Approved

If there is indeed a conspiracy to oust President Rodrigo Duterte, the latest trust and approval surveys should be reasons for pause.

Pulse Asia’s year-end survey confirms the numbers SWS released earlier. Six months in office, Duterte’s trust and approval ratings remain in the excellent range.

It is significant to note that the latest numbers draw from surveys conducted after two polarizing events: the burial of former president Ferdinand E. Marcos at the Libingan ng mga Bayani and Vice President Leni Robredo’s decision to leave the Duterte Cabinet. These two polarizing events are on top of growing alarm over the killings associated with the war against drugs and the uncertainty created by the President’s views on our foreign relations.

Both surveys do show a slight decline in the President’s ratings. The decline is almost statistically insignificant – especially when set against the substantial decline in the trust and approval ratings of other senior officials, the Vice President most notably.

Some might wonder: What has Duterte done to deserve such high ratings?

That is not an easy question to answer. Over the past six months, Duterte was almost a single-issue president. He was obsessed with the anti-drugs campaign. He talked about it repeatedly and endlessly. He sometimes makes it sound like this was all that mattered for national redemption.

Perhaps it is, for many. As the campaign to dismantle the “apparatus” of illegal drugs wore on, taking its bloody toll, the streets do seem safer these days. The volume of crime – except for murder and homicide – dropped dramatically. The need to fund addiction, it is now clear, drove up the incidence of other crimes.

The trust ratings are easier to explain. His meandering speeches and incomplete sentences, liberally sprinkled with expletives, actually charm audiences. He comes across as a simple and uncomplicated man doing his best for the country he loves. He is understood as the man on horseback the nation needs at this time: decisive, unrestrained and uncontainable.

He is one of us, people seem to think of Duterte. He is not indebted to the oligarchs. He is not bound to the politicians. He has no other ambition but to serve. He even looks like us.

With over 90% trust and approval ratings, Mindanao is clearly Duterte’s bailiwick. The people in the nation’s second-biggest island simply love the man, the first from the island to become president. Oust Duterte and Mindanao secedes.

Metro Manila, often the most critical constituency, is Duterte’s second most solid base of support. The congested, crime-infested metropolitan region yearns for a strong hand to set things right, make things safe and produce relief from all the miseries associated with unplanned urbanization.

More than anywhere else, the people of Metro Manila want a police force they can depend on. Duterte and his charismatic police chief appear to be delivering that.

All the past episodes of protest and insurrection were centered in the metropolitan region.
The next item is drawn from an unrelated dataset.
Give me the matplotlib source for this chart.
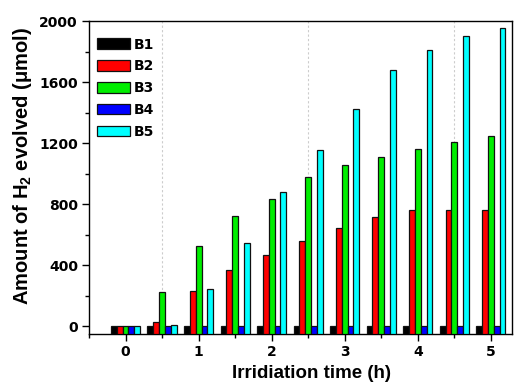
import matplotlib
matplotlib.use("Agg")
import matplotlib.pyplot as plt
import numpy as np
from matplotlib.ticker import MultipleLocator

plt.rcParams['font.family'] = ['Liberation Sans', 'DejaVu Sans']
plt.rcParams['font.weight'] = 'bold'
plt.rcParams['mathtext.fontset'] = 'custom'
plt.rcParams['mathtext.rm'] = 'Liberation Sans:bold'
plt.rcParams['mathtext.it'] = 'Liberation Sans:bold'
plt.rcParams['mathtext.bf'] = 'Liberation Sans:bold'

times = [0, 0.5, 1, 1.5, 2, 2.5, 3, 3.5, 4, 4.5, 5]
series_names = ['B1', 'B2', 'B3', 'B4', 'B5']
B1 = [0, 0, 0, 0, 0, 0, 0, 0, 0, 0, 0]
B2 = [0, 30, 229, 370, 470, 558, 647, 717, 763, 763, 763]
B3 = [0, 222, 529, 725, 832, 978, 1057, 1109, 1159, 1207, 1244]
B4 = [0, 0, 0, 0, 0, 0, 0, 0, 0, 0, 0]
B5 = [0, 12, 246, 549, 882, 1155, 1425, 1678, 1808, 1904, 1956]
colors = ['#000000', '#ff0000', '#00ee00', '#0000ff', '#00ffff']

baseline = -50
fig = plt.figure(figsize=(5.14, 3.89), dpi=100)
ax = fig.add_axes([89/514, 1-334/389, 423/514, 313/389])

w = 0.08
x = np.array(times)
for i, (name, vals, c) in enumerate(zip(series_names, [B1, B2, B3, B4, B5], colors)):
    v = np.array(vals, dtype=float)
    ax.bar(x + (i - 2) * w, v - baseline, bottom=baseline, width=w, color=c,
           edgecolor='#111111', linewidth=0.9, label=name, zorder=3)

ax.set_xlim(-0.5, 5.29)
ax.set_ylim(baseline, 2000)
ax.set_xticks([0, 1, 2, 3, 4, 5])
ax.xaxis.set_minor_locator(MultipleLocator(0.5))
ax.set_yticks([0, 400, 800, 1200, 1600, 2000])
ax.yaxis.set_minor_locator(MultipleLocator(200))
for gx in [0.5, 2.5, 4.5]:
    ax.axvline(gx, color='#cccccc', linestyle=(0, (2, 2)), linewidth=0.8, zorder=1)

ax.tick_params(which='both', direction='out', top=False, right=False, width=1)
ax.tick_params(which='major', length=5, pad=3)
ax.tick_params(which='minor', length=3)
for lab in ax.get_xticklabels() + ax.get_yticklabels():
    lab.set_fontweight('bold')
    lab.set_fontfamily('DejaVu Sans')
    lab.set_fontsize(10)
for s in ax.spines.values():
    s.set_linewidth(1.0)

ax.set_xlabel('Irridiation time (h)', fontsize=13.5, fontweight='bold')
ax.xaxis.set_label_coords(0.525, -0.1)
ax.set_ylabel(r'Amount of H$_2$ evolved ($\mu$mol)', fontsize=14.5, fontweight='bold')
ax.yaxis.set_label_coords(-0.13, 0.537)

leg = ax.legend(loc='upper left', bbox_to_anchor=(-0.005, 0.978), frameon=False,
                handlelength=2.4, handleheight=0.8, labelspacing=0.56,
                handletextpad=0.3, borderaxespad=0.3, borderpad=0.4,
                prop={'family': 'DejaVu Sans', 'weight': 'bold', 'size': 10})

fig.savefig('out.png', dpi=100)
From the emails found in what is now called the “Leni-leaks,” it is clear those who want to oust Duterte remain trapped in the old paradigm of massive, city-based political mobilization.

That paradigm would no longer work. We saw that in the anti-burial protests that were, it is now clear, orchestrated by the “Yellows.” Those protests attracted only a paltry and could not be sustained.

There is nothing yet on the horizon capable of exciting or inciting the critical mass capable of altering the status quo. There are no credible anti-Duterte personalities to rally around. The personalities unmasked in the “Leni-leaks” emails should sit back and rethink their political project.

Ethanol

It turns out we are now importing a lot of ethanol so that the fuel companies may comply with the law requiring 10% of fuel sold contain the substance. The importation happens because, at present prices, local producers find it more lucrative to sell sugar rather than extract ethanol from cane.

Sugar producers lobbied for the use of ethanol as fuel additive when they could not sell their stocks. It was a means to save our dying sugar industry. Rather than reconfigure our inefficient sugar plantations, we chose to pass a law requiring consumers to accept fuel with ethanol added.

Ethanol is more expensive than the basic hydrocarbons at the present price regime. That kept fuel prices high for the end-users. Since we now import the substance, the added costs are much higher.

Worse, unscrupulous oil distributors have resorted to adding other substances to skirt around the ethanol content requirement. The other substances damage engines, pollute the environment and damage health.

The ethanol content requirement is yet another one of those pieces of legislation passed to protect vested interests at the expense of consumer welfare. It is a requirement thinly disguised as an ecological measure even as greed was at its core.

Energy Secretary Al Cusi is now asking Congress to either repeal the ethanol content law or allow more flexible additive content. What was a means to reduce our oil imports has now become the cause for more expensive importation of additives. The requirement is merely draining our foreign reserves without contributing to fuel efficiency.

While at it we might as well review other pieces of legislation that merely pass on costs to consumers and guarantee profit to vested interests. The feed-in-tariff scheme designed to safeguard the interests of big investors in “renewable energy” while penalizing electricity users with higher costs comes to mind.

The time has come to have a pro-consumer Congress. That institution has been vulnerable to vested interests in the past.